Religious purveyors of the snake oil best known as “the prosperity gospel” have been on the high end of antsy ever since Republican Senator Charles Grassley started requesting financial information from some high profile TV evangelists.
Some of the media-based preachers have cooperated, but others have resisted in varying degrees, complaining that keeping details about their private jets and Rolls Royces is a matter of religious liberty.
Kenneth Copeland reportedly told a group of fellow ministers in January that Grassley’s attempts to gain information would be made “over my dead body.”

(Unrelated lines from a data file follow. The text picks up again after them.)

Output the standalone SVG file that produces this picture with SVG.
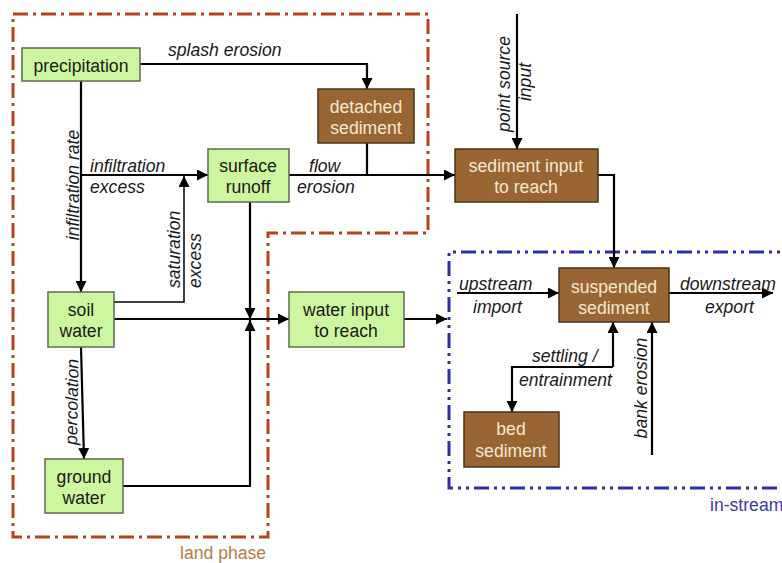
<svg xmlns="http://www.w3.org/2000/svg" width="782" height="563" viewBox="0 0 782 563">
<defs>
<marker id="ah" markerUnits="userSpaceOnUse" markerWidth="11" markerHeight="11" refX="10" refY="5" orient="auto" viewBox="0 0 10 10">
<path d="M0,0 L10,5 L0,10 z" fill="#000"/>
</marker>
</defs>
<style>
text{font-family:"Liberation Sans",Arial,sans-serif;font-size:17.6px}
.g{fill:#ccf79e;stroke:#5b6b4e;stroke-width:1.5}
.b{fill:#996633;stroke:#4a3319;stroke-width:1.5}
.gt{fill:#1a1a1a;text-anchor:middle}
.bt{fill:#f5e8cf;text-anchor:middle}
.lb{fill:#1a1a1a;font-style:italic}
.c{fill:none;stroke:#000;stroke-width:2.2}
.a{marker-end:url(#ah)}
.land{fill:none;stroke:#b5431c;stroke-width:3;stroke-dasharray:15 5 3 5}
.inst{fill:none;stroke:#2e2ea6;stroke-width:3;stroke-dasharray:15 5 3 5 3 5}
</style>
<rect width="782" height="563" fill="#fff"/>
<g id="regions">
<path class="land" d="M13,14 H428 V233 H268 V537 H13 Z"/>
<path class="inst" d="M800,252 H449 V488 H800"/>
<text x="180" y="559" fill="#b97a4a">land phase</text>
<text x="710" y="511" fill="#3a3aa8">in-stream</text>
</g>
<g id="connectors">
<path class="c a" d="M140,64 H367 V89"/>
<path class="c a" d="M81,81 V292"/>
<path class="c a" d="M81,175 H208"/>
<path class="c a" d="M114,302 H184 V176" style="stroke-width:1.5"/>
<path class="c" d="M367,143 V175"/>
<path class="c a" d="M289,175 H455"/>
<path class="c a" d="M250,202 V319"/>
<path class="c a" d="M114,319 H289"/>
<path class="c a" d="M81,347 L84,459"/>
<path class="c a" d="M123,486 H250 V320"/>
<path class="c a" d="M404,319 H447"/>
<path class="c a" d="M517,14 V149"/>
<path class="c a" d="M598,175 H614 V268"/>
<path class="c a" d="M457,293 H559"/>
<path class="c a" d="M669,293 H773"/>
<path class="c a" d="M613,367 V322"/>
<path class="c a" d="M613,367 H512 V412"/>
<path class="c a" d="M652,455 V322"/>
</g>
<g id="labels">
<text class="lb" x="168" y="56">splash erosion</text>
<text class="lb" x="90" y="172">infiltration</text>
<text class="lb" x="90" y="193">excess</text>
<text class="lb" x="309" y="172">flow</text>
<text class="lb" x="297" y="193">erosion</text>
<text class="lb" transform="translate(79,185) rotate(-90)" text-anchor="middle">infiltration rate</text>
<text class="lb" transform="translate(180,288) rotate(-90)">saturation</text>
<text class="lb" transform="translate(201,288) rotate(-90)">excess</text>
<text class="lb" transform="translate(77,445) rotate(-89)">percolation</text>
<text class="lb" transform="translate(510,84) rotate(-90)" text-anchor="middle">point source</text>
<text class="lb" transform="translate(531,82) rotate(-90)" text-anchor="middle">input</text>
<text class="lb" transform="translate(647,388) rotate(-90)" text-anchor="middle">bank erosion</text>
<text class="lb" x="459" y="290">upstream</text>
<text class="lb" x="473" y="313">import</text>
<text class="lb" x="680" y="290">downstream</text>
<text class="lb" x="705" y="313">export</text>
<text class="lb" x="532" y="362">settling /</text>
<text class="lb" x="519" y="386">entrainment</text>
</g>
<g id="precipitation">
<rect class="g" x="22" y="48" width="118" height="33"/>
<text class="gt" x="81" y="72">precipitation</text>
</g>
<g id="detached-sediment">
<rect class="b" x="318" y="89" width="96" height="54"/>
<text class="bt" x="366" y="113">detached</text>
<text class="bt" x="366" y="134">sediment</text>
</g>
<g id="surface-runoff">
<rect class="g" x="208" y="149" width="81" height="53"/>
<text class="gt" x="248" y="172">surface</text>
<text class="gt" x="248" y="193">runoff</text>
</g>
<g id="soil-water">
<rect class="g" x="48" y="292" width="66" height="55"/>
<text class="gt" x="81" y="316">soil</text>
<text class="gt" x="81" y="337">water</text>
</g>
<g id="ground-water">
<rect class="g" x="45" y="459" width="78" height="54"/>
<text class="gt" x="84" y="483">ground</text>
<text class="gt" x="84" y="504">water</text>
</g>
<g id="water-input">
<rect class="g" x="289" y="292" width="115" height="55"/>
<text class="gt" x="346" y="316">water input</text>
<text class="gt" x="346" y="337">to reach</text>
</g>
<g id="sediment-input">
<rect class="b" x="455" y="149" width="143" height="53"/>
<text class="bt" x="526" y="172">sediment input</text>
<text class="bt" x="526" y="193">to reach</text>
</g>
<g id="suspended-sediment">
<rect class="b" x="559" y="268" width="110" height="54"/>
<text class="bt" x="614" y="293">suspended</text>
<text class="bt" x="614" y="314">sediment</text>
</g>
<g id="bed-sediment">
<rect class="b" x="464" y="412" width="95" height="55"/>
<text class="bt" x="511" y="435">bed</text>
<text class="bt" x="511" y="457">sediment</text>
</g>
</svg>
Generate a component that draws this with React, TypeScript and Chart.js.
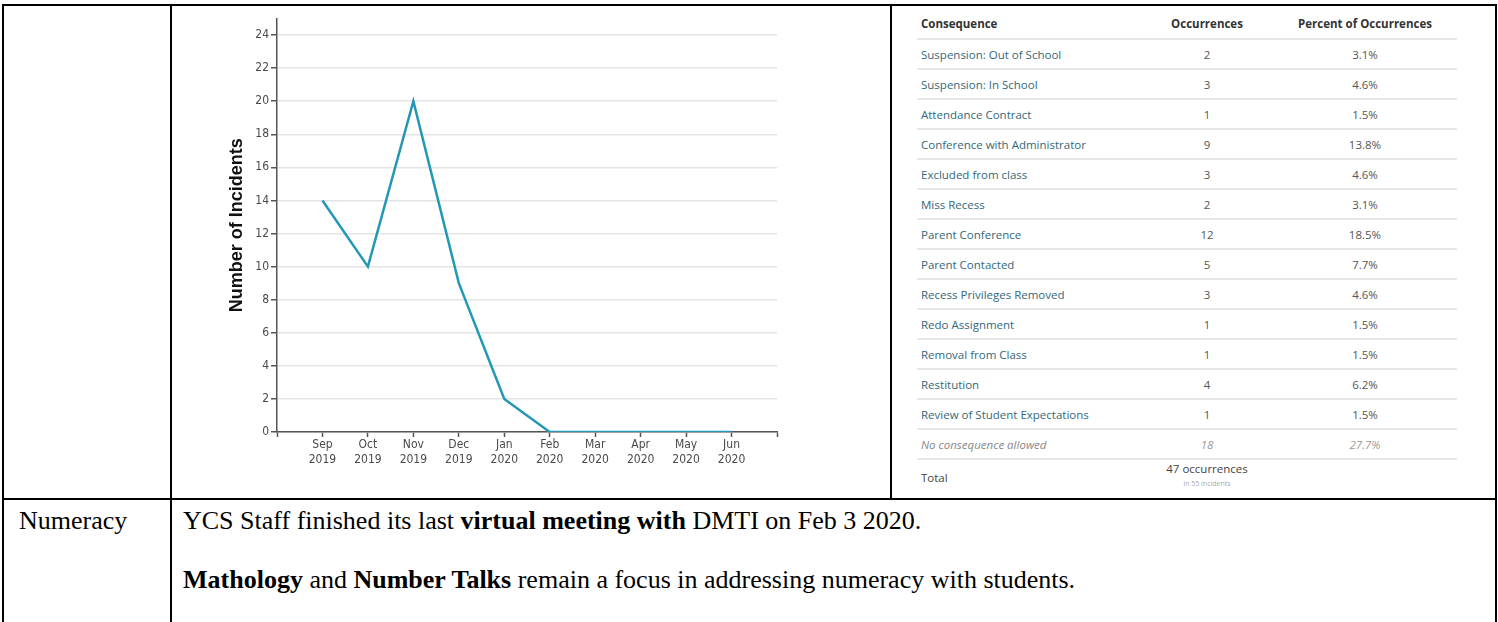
import React, { useEffect, useRef } from "react";
import { Chart, registerables } from "chart.js";

Chart.register(...registerables);

// ---- Chart data ----
const monthLabels = ["Sep", "Oct", "Nov", "Dec", "Jan", "Feb", "Mar", "Apr", "May", "Jun"];
const yearLabels = ["2019", "2019", "2019", "2019", "2020", "2020", "2020", "2020", "2020", "2020"];
const incidents = [14, 10, 20, 9, 2, 0, 0, 0, 0, 0];
const yAxisTitle = "Number of Incidents";

// ---- Table data ----
const consequences = [
  "Suspension: Out of School",
  "Suspension: In School",
  "Attendance Contract",
  "Conference with Administrator",
  "Excluded from class",
  "Miss Recess",
  "Parent Conference",
  "Parent Contacted",
  "Recess Privileges Removed",
  "Redo Assignment",
  "Removal from Class",
  "Restitution",
  "Review of Student Expectations",
  "No consequence allowed",
];
const occurrences = [2, 3, 1, 9, 3, 2, 12, 5, 3, 1, 1, 4, 1, 18];
const percents = ["3.1%", "4.6%", "1.5%", "13.8%", "4.6%", "3.1%", "18.5%", "7.7%", "4.6%", "1.5%", "1.5%", "6.2%", "1.5%", "27.7%"];
const tableHeaders = ["Consequence", "Occurrences", "Percent of Occurrences"];
const totalLabel = "Total";
const totalText = "47 occurrences";
const totalSub = "in 55 incidents";

const TICK_FONT = "'Liberation Sans Narrow', 'DejaVu Sans Condensed', 'Roboto', sans-serif";
const TABLE_FONT = "'Open Sans', 'Noto Sans', sans-serif";
const SERIF = "'Liberation Serif', 'Times New Roman', serif";

function IncidentChart() {
  const ref = useRef<HTMLCanvasElement | null>(null);
  useEffect(() => {
    if (!ref.current) return;
    const chart = new Chart(ref.current, {
      type: "line",
      data: {
        datasets: [
          {
            data: incidents.map((v, i) => ({ x: i, y: v })),
            borderColor: "#2398b6",
            borderWidth: 2.5,
            pointRadius: 0,
            tension: 0,
            fill: false,
          },
        ],
      },
      options: {
        responsive: false,
        animation: false,
        layout: { padding: { top: 10.5, right: 23, left: 0, bottom: 0 } },
        plugins: { legend: { display: false }, tooltip: { enabled: false } },
        scales: {
          x: {
            type: "linear",
            min: -1,
            max: 10,
            ticks: {
              stepSize: 1,
              autoSkip: false,
              maxRotation: 0,
              includeBounds: false,
              padding: 1,
              color: "#4a4a4a",
              font: { family: TICK_FONT, size: 12 },
              callback: (v: any) => {
                const i = Number(v);
                if (i >= 0 && i < monthLabels.length) return [monthLabels[i], yearLabels[i]];
                return "";
              },
            },
            grid: { drawOnChartArea: false, tickLength: 5, tickColor: "#555", tickWidth: 1.5 },
            border: { color: "#555", width: 1.5 },
            afterFit: (s: any) => {
              s.height = 46;
            },
          },
          y: {
            min: 0,
            max: 25,
            ticks: {
              stepSize: 2,
              includeBounds: false,
              padding: 2,
              color: "#4a4a4a",
              font: { family: TICK_FONT, size: 12 },
            },
            grid: { color: "#e4e4e4", lineWidth: 1.5, tickLength: 6, tickColor: "#555", tickWidth: 1.5 },
            border: { color: "#555", width: 1.5 },
            title: {
              display: true,
              text: yAxisTitle,
              color: "#111",
              font: { family: "'Liberation Sans', Arial, sans-serif", size: 18, weight: "bold" },
              padding: { top: 46, bottom: 0 },
            },
            afterFit: (s: any) => {
              s.width = 97;
            },
          },
        },
      } as any,
    });
    return () => chart.destroy();
  }, []);
  return <canvas ref={ref} width={620} height={470} style={{ display: "block" }} />;
}

const line = (style: React.CSSProperties): React.CSSProperties => ({ position: "absolute", background: "#000", ...style });

export default function App() {
  const rowStyle: React.CSSProperties = {
    position: "absolute",
    left: 0,
    width: 540,
    height: 28,
    borderBottom: "2px solid #e6e6e6",
    display: "flex",
    alignItems: "center",
    fontSize: 11.5,
  };
  const c1: React.CSSProperties = { width: 224, paddingLeft: 4, boxSizing: "border-box", whiteSpace: "nowrap" };
  const c2: React.CSSProperties = { width: 132, textAlign: "center" };
  const c3: React.CSSProperties = { width: 184, textAlign: "center" };
  const textStyle: React.CSSProperties = {
    position: "absolute",
    fontFamily: SERIF,
    fontSize: 26,
    lineHeight: "30px",
    color: "#000",
    whiteSpace: "nowrap",
  };

  return (
    <div style={{ position: "absolute", left: 0, top: 0, width: 1498, height: 622, background: "#fff", overflow: "hidden" }}>
      {/* borders */}
      <div style={line({ left: 2, top: 4, width: 1495, height: 2 })} />
      <div style={line({ left: 2, top: 4, width: 2, height: 640 })} />
      <div style={line({ left: 170, top: 4, width: 2, height: 640 })} />
      <div style={line({ left: 890, top: 4, width: 2, height: 496 })} />
      <div style={line({ left: 1495, top: 4, width: 2, height: 640 })} />
      <div style={line({ left: 2, top: 498, width: 1495, height: 2 })} />

      {/* chart */}
      <div style={{ position: "absolute", left: 180, top: 8, width: 620, height: 470 }}>
        <IncidentChart />
      </div>

      {/* table */}
      <div style={{ position: "absolute", left: 917, top: 8, width: 540, height: 490, fontFamily: TABLE_FONT }}>
        <div style={{ ...rowStyle, top: 0, height: 30, fontWeight: 700, color: "#333" }}>
          <div style={c1}>{tableHeaders[0]}</div>
          <div style={c2}>{tableHeaders[1]}</div>
          <div style={c3}>{tableHeaders[2]}</div>
        </div>
        {consequences.map((name, i) => {
          const italic = i === consequences.length - 1;
          return (
            <div key={name} style={{ ...rowStyle, top: 32 + i * 30, fontStyle: italic ? "italic" : "normal" }}>
              <div style={{ ...c1, color: italic ? "#888" : "#32687a" }}>{name}</div>
              <div style={{ ...c2, color: italic ? "#999" : "#555" }}>{occurrences[i]}</div>
              <div style={{ ...c3, color: italic ? "#999" : "#555" }}>{percents[i]}</div>
            </div>
          );
        })}
        <div style={{ ...rowStyle, top: 452, height: 34, borderBottom: "none", color: "#444" }}>
          <div style={c1}>{totalLabel}</div>
          <div style={{ ...c2, display: "flex", flexDirection: "column", alignItems: "center" }}>
            <div style={{ lineHeight: "14px", marginTop: -2 }}>{totalText}</div>
            <div style={{ fontSize: 7, color: "#aaa", lineHeight: "12px", marginTop: 2 }}>{totalSub}</div>
          </div>
          <div style={c3}></div>
        </div>
      </div>

      {/* bottom row */}
      <div style={{ ...textStyle, left: 19, top: 506 }}>Numeracy</div>
      <div style={{ ...textStyle, left: 183, top: 506 }}>
        YCS Staff finished its last <b>virtual meeting with</b> DMTI on Feb 3 2020.
      </div>
      <div style={{ ...textStyle, left: 183, top: 565 }}>
        <b>Mathology</b> and <b>Number Talks</b> remain a focus in addressing numeracy with students.
      </div>
    </div>
  );
}
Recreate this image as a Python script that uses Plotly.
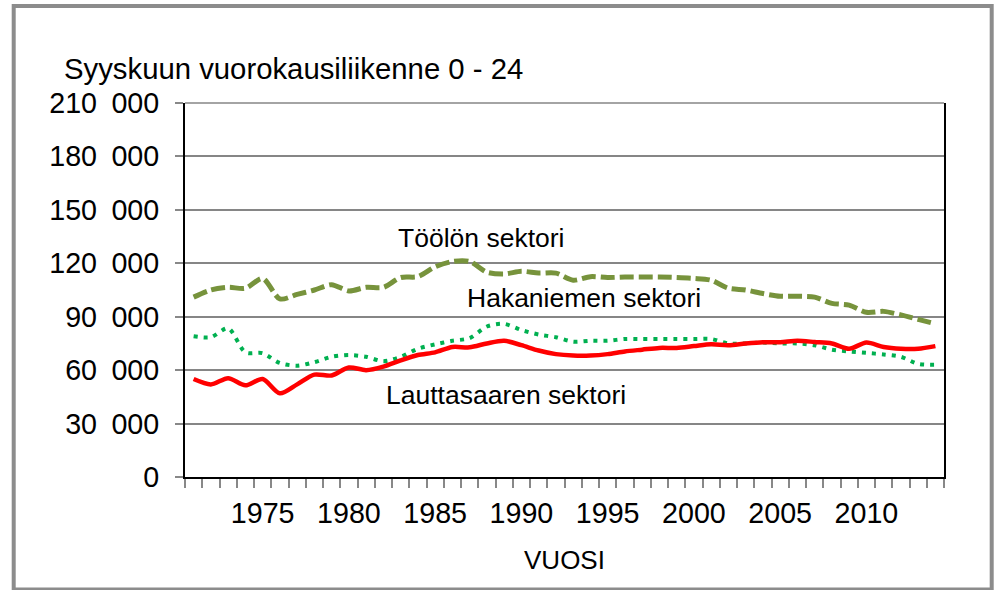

Grassley is a Baptist, while most (though not all) of the targeted TV preachers proclaim a rather Pentecostal version of the gospel. Despite Copeland’s friendship with Baptist preacher-turned-politician and current presidential candidate Mike Huckabee, the probe is now being framed in some circles as a Baptist effort to make Pentecostals look bad.
That claim, like other wild-eyed conspiracy theories, is far more buzz than bee. Grassley is a serious person who has a serious concern. In a pattern that has gone on for too long, poor but gullible people around the country are hornswoggled into mailing money to unscrupulous preachers who promise that God will bless the donor by returning the money many-fold.
Practitioners of the bamboozlers’ art promote their own flashy bling and lavish lifestyles as evidence of God’s faithfulness — an empty promise even less scrupulous than a state government’s lottery advertisement.
For too many years, too many preachers have avoided taxes or hidden shady dealings behind a religious facade or through tricks such as labeling tax-due income as “love gifts.” Can you imagine what words old Amos or Micah would have for preachers who live large by selling twisted theology to those who have least?
Grassley, to his credit, is asking questions that need to be asked. The measure of resistance he gets is probably a measure of just how much some prominent preachers have to hide.